Chaque nation croit avoir de bonnes raisons, d’avoir choisi une certaine couleur particulière pour marquer le deuil. Le violet, étant une couleur mêlée de bleu & noir, marque d’un côté la tristesse, & de l’autre ce qu’on souhaite aux morts, c’est-à-dire, le séjour du Ciel ; ce que prétendent aussi marquer ceux qui portent le bleu. Le blanc marque la pureté. Le jaune ou feuille-morte, fait voir que la mort est la fin des espérances humaines & de la vie, parce que les feuilles des arbres quand elles tombent, & les herbes quand elles sont flétries, deviennent jaunes. Le gris signifie la terre où les morts retournent. Le noir marque la privation de la vie, parce qu’il est une privation de lumière.

On appelle aussi le deuil, la parenté qui assiste à un enterrement vêtue de deuil. Pompa funebris. C’est toujours celui qui est le plus qualifié qui mène le deuil. Funus ducere.

Deuil, se dit encore de la dépense que l’on fait pour acheter tout ce qui est nécessaire pour prendre le deuil. On donne une somme aux veuves pour leur deuil.
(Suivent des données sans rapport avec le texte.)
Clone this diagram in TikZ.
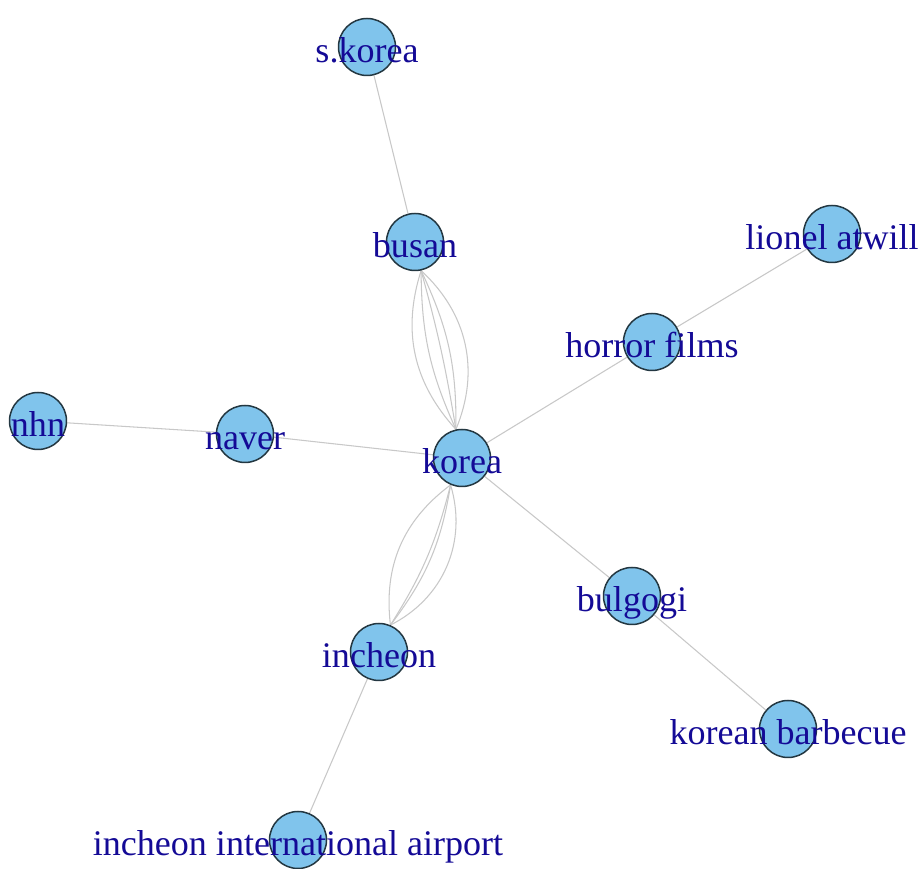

Voy. Donner le deuil, plus bas.

En droit on appelle l’année de deuil, l’année de viduité, pendant laquelle si la veuve se remarie, elle perd les avantages que lui a faits son mari. Viduitatis annus.

Deuil, se prend généralement pour le temps que dure le deuil. On a abrégé les deuils.

☞ On le dit encore des étoffes ordinairement noires, dont on tend une chambre, une Eglise. Tendre une chambre de deuil ; carrosse de deuil. Acad. Fr.

On dit, donner le deuil, chez les Grands, en parlant de l’habit qu’on donne aux Officiers & domestiques pour porter le deuil du maître, ou de l’argent qu’on leur donne pour ce sujet. Pullatam vestem, pullatæ vestis pretium largiri, erogare. On appelle un deuil de Cour, une mode qui vient, de s’habiller de deuil dans la ville, parce qu’on le porte à la Cour pour la mort de quelque grand Prince. Induere vestem pullatam ob mortem viri Principis. Ainsi on a dit dans une Comédie :

Aussi fier qu’un bourgeois qui porte un deuil de Cour.

On dit, proverbialement, le deuil sur la fosse ; pour dire, exécuter promptement & sur le champ une partie de plaisir, ou payer ce qu’on a perdu au jeu, ou en autres semblables occasions. On dit aussi qu’un homme porte le deuil de sa Blanchisseuse, quand il porte du linge sale. On appelle aussi un deuil joyeux, celui qu’on porte d’une personne qu’on n’aimoit guère, ou dont on hérite beaucoup.